Everyone needs food to survive, but eating too much is unhealthy. Exercise is good, but not to the point where your body breaks down completely. Does the same principle apply to credit cards? Can you have so much credit available that it would be dangerous to offer you more?
The short answer is: no.
The long answer is: no, as long as you practice good credit habits.
No effect on credit scores
The finance industry uses credit scores to gauge the risk involved in extending someone credit. So if “too much available credit” is a thing you need to worry about, then you would expect it to be reflected in credit scores.
We reached out to Anthony Sprauve, a senior consumer credit analyst at FICO, the company behind the credit scoring model most widely used in the U.S. Asked whether having too much available credit can hurt a person’s credit score, he replied:
The FICO Score does not take into account if a consumer has too many credit accounts. The two most important factors it looks at are:
1. Payment history — is the consumer making the minimum payment required on time every time. This accounts for 35 percent of the FICO Score.
2. Credit Utilization — is the consumer keeping the balances on their revolving credit (typically credit cards) below 30 percent of their available credit. This accounts for 30 percent of the FICO Score.
A consumer can have many credit accounts and a high FICO Score if they are following these two guidelines closely.
This means that the number of open credit accounts on your credit report isn’t influencing your credit score one way or another.
Decision lies with the lender
It’s important to note here that while your credit score doesn’t recognize the concept of “too much available credit,” the final decision on whether to approve you for a new credit account lies with the lender, not the scoring model. It’s possible that you could apply for a card or a loan and be denied because the individual lender has policies related to the number of open accounts or the amount of available credit.
Lenders keep their approval criteria close to the vest for legal and competitive reasons, so no one can guarantee that any particular bank or card issuer won’t decline your application based on your current open accounts. But for the most part, you can assume that the simple number of open accounts won’t hurt you.
Where you can get into trouble
Having a lot of open accounts doesn’t directly affect your credit score, but the way you use your accounts pretty much defines your credit score. And there are potential pitfalls to having too many open accounts:
- Late payments. If you’re juggling too many accounts, conditions are ripe for forgetting a due date and paying late. As Sprauve notes, the biggest factor in your credit score is whether you pay on time. Failing to do so could cause your score to plummet.
- High utilization. Having a lot of credit doesn’t necessarily mean you’re using a lot of credit — but it could. If you’re using more than 30% of your available credit on any card or across all cards, you could be headed for a lower score.
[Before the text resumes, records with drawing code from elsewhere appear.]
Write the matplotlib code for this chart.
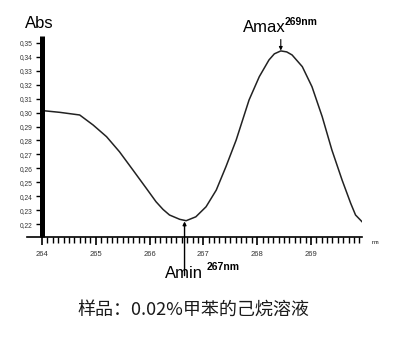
import matplotlib
matplotlib.use("Agg")
import matplotlib.pyplot as plt
import numpy as np

# Data
wavelength = [264.02, 264.33, 264.70, 264.95, 265.20, 265.44, 265.69, 265.94, 266.12,
              266.25, 266.37, 266.56, 266.68, 266.86, 267.05, 267.24, 267.42, 267.61,
              267.79, 267.85, 268.04, 268.22, 268.32, 268.44, 268.55, 268.65, 268.84,
              269.02, 269.21, 269.39, 269.58, 269.74, 269.83, 269.95]
absorbance = [0.3014, 0.3002, 0.2983, 0.2911, 0.2827, 0.2719, 0.2588, 0.2456, 0.2360,
              0.2305, 0.2265, 0.2234, 0.2224, 0.2252, 0.2324, 0.2444, 0.2612, 0.2803,
              0.3019, 0.3091, 0.3258, 0.3378, 0.3422, 0.3443, 0.3436, 0.3414, 0.3330,
              0.3186, 0.2971, 0.2732, 0.2516, 0.2349, 0.2265, 0.2217]
y_ticks = [0.22, 0.23, 0.24, 0.25, 0.26, 0.27, 0.28, 0.29, 0.30, 0.31, 0.32, 0.33, 0.34, 0.35]
y_tick_labels = ["0,22", "0,23", "0,24", "0,25", "0,26", "0,27", "0,28", "0,29",
                 "0,30", "0,31", "0,32", "0,33", "0,34", "0,35"]
x_ticks = [264, 265, 266, 267, 268, 269]
x_tick_labels = ["264", "265", "266", "267", "268", "269"]
amax_wl, amax_abs = 268.44, 0.3443
amin_wl, amin_abs = 266.65, 0.2222
caption = "样品：0.02%甲苯的己烷溶液"

plt.rcParams['font.family'] = ['Liberation Sans', 'DejaVu Sans']

fig = plt.figure(figsize=(3.97, 3.42), dpi=100)
ax = fig.add_axes([0.068, 0.307, 0.8438, 0.5877])

ax.plot(wavelength, absorbance, color='#222222', lw=1.1, solid_joinstyle='round')

ax.set_xlim(263.72, 269.95)
ax.set_ylim(0.2107, 0.355)

for s in ['top', 'right']:
    ax.spines[s].set_visible(False)
ax.spines['left'].set_position(('data', 264))
ax.spines['left'].set_linewidth(3.6)
ax.spines['left'].set_capstyle('butt')
ax.spines['bottom'].set_linewidth(1.2)

ax.set_yticks(y_ticks)
ax.set_yticklabels(y_tick_labels, fontsize=4.8, color='#333333')
ax.set_xticks(x_ticks)
ax.set_xticklabels(x_tick_labels, fontsize=5.5, color='#333333')
ax.set_xticks(np.arange(264, 269.95, 0.1), minor=True)
ax.tick_params(axis='y', direction='out', length=4, width=1, pad=3)
ax.tick_params(axis='x', which='major', direction='out', length=6, width=1.2, pad=4)
ax.tick_params(axis='x', which='minor', direction='out', length=4, width=1)

fig.text(25 / 397, 1 - 24 / 342, "Abs", fontsize=12, va='center', ha='left')
fig.text(372 / 397, 1 - 243 / 342, "nm", fontsize=4, va='center', ha='left')

# Amax annotation
ax.annotate("", xy=(amax_wl, amax_abs + 0.0003), xytext=(amax_wl, 0.3525),
            arrowprops=dict(arrowstyle='-|>', color='black', lw=0.8,
                            mutation_scale=5, shrinkA=0, shrinkB=0),
            annotation_clip=False)
fig.text(243 / 397, 1 - 27 / 342, "Amax", fontsize=12, va='center', ha='left')
fig.text(285 / 397, 1 - 22 / 342, "269nm", fontsize=7.5, fontweight='bold',
         va='center', ha='left')

# Amin annotation
ax.annotate("", xy=(amin_wl, amin_abs - 0.0003), xytext=(amin_wl, 0.1830),
            arrowprops=dict(arrowstyle='-|>', color='black', lw=1.0,
                            mutation_scale=5, shrinkA=0, shrinkB=0),
            annotation_clip=False)
fig.text(165 / 397, 1 - 274 / 342, "Amin", fontsize=12, va='center', ha='left')
fig.text(207 / 397, 1 - 267 / 342, "267nm", fontsize=7.5, fontweight='bold',
         va='center', ha='left')

fig.text(193 / 397, 1 - 310 / 342, caption, fontsize=13, va='center', ha='center',
         family=['Noto Sans CJK SC', 'DejaVu Sans'], color='#1a1a1a')

fig.savefig("out.png", dpi=100)
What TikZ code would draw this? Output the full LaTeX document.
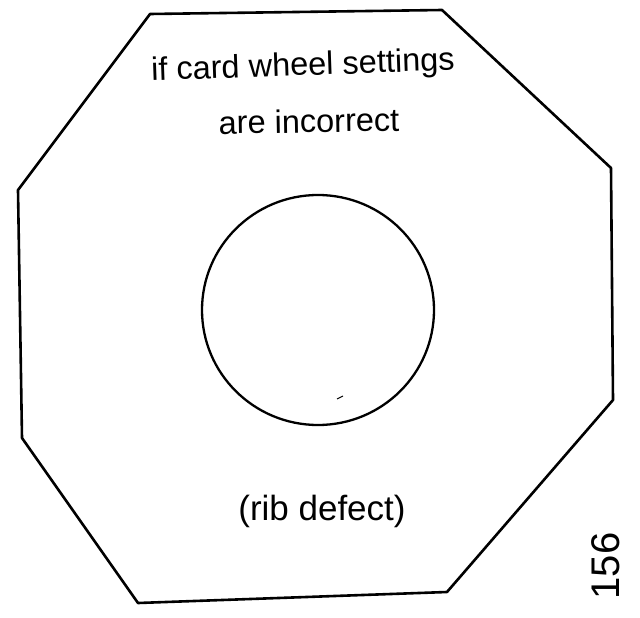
\documentclass[tikz,border=0pt]{standalone}
\usepackage{fontspec}
\setmainfont{Liberation Sans}
\tikzset{
  rim/.style={draw, line width=2.6pt, line join=round},
  hub/.style={draw, line width=2.3pt},
  lbl/.style={font=\fontsize{32.5}{36}\selectfont, inner sep=0pt},
  pgno/.style={font=\fontsize{40}{44}\selectfont, inner sep=0pt, rotate=90}
}
\begin{document}
\begin{tikzpicture}[x=1pt, y=-1pt]
\useasboundingbox (0,0) rectangle (640,618);
\draw[rim] (150,14) -- (442,10) -- (611,168) -- (613,400) -- (447,592) -- (138,603) -- (22,438) -- (18,190) -- cycle;
\draw[hub] (318,310) ellipse [x radius=116, y radius=115];
\draw[line width=1pt] (337,399) -- (343,396);
\node[lbl, rotate=2] (top) at (303,67) {if card wheel settings};
\node[lbl, rotate=1] (mid) at (309,121) {are incorrect};
\node[lbl, font=\fontsize{35}{40}\selectfont] (rib) at (322,511) {(rib defect)};
\node[pgno] (num) at (606,566) {156};
\end{tikzpicture}
\end{document}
- Opening too many accounts at once. Adding a bunch of credit accounts over a long stretch of time is fine. But when you open a bunch of accounts in a short period, credit scoring models view that as a sign of financial trouble. In fact, 10% of your FICO score comes from new credit inquires. Wait several months between new credit applications to keep your score in good shape.
Set yourself up for success
Even though there are no direct credit score effects from having “too many” open accounts, there are real indirect risks. Minimize those risks by following these tips:
- Go slow — one at a time. Get comfortable with each new credit card before adding another. If you’re new to credit, stick with one card for a while. Be sure you’ve got the hang of paying on time and in full before adding more cards to your portfolio.
- Only apply for credit you actually need. Don’t get sucked in by fat sign-up bonuses and start applying for every card on the market. If you need a new card, apply for one. If not, don’t.
- Think twice about asking for a higher credit limit. Upping the limits on your existing cards could increase your credit score by lowering your utilization ratio. But tread carefully — if this will tempt you to overspend, it’s probably not worth it.
- Mind your payment due dates. Maintaining dozens of credit accounts is fine as long as you’re careful to pay on time. Set reminders on your phone or calendar, or automate your payments entirely.
- Keep utilization under 30%. If you’re managing lots of accounts, keeping your credit utilization in check is key.
The bottom line
Having too much available credit won’t hurt your credit score, but you’ll still need to be careful. Be sure to keep the information above in mind!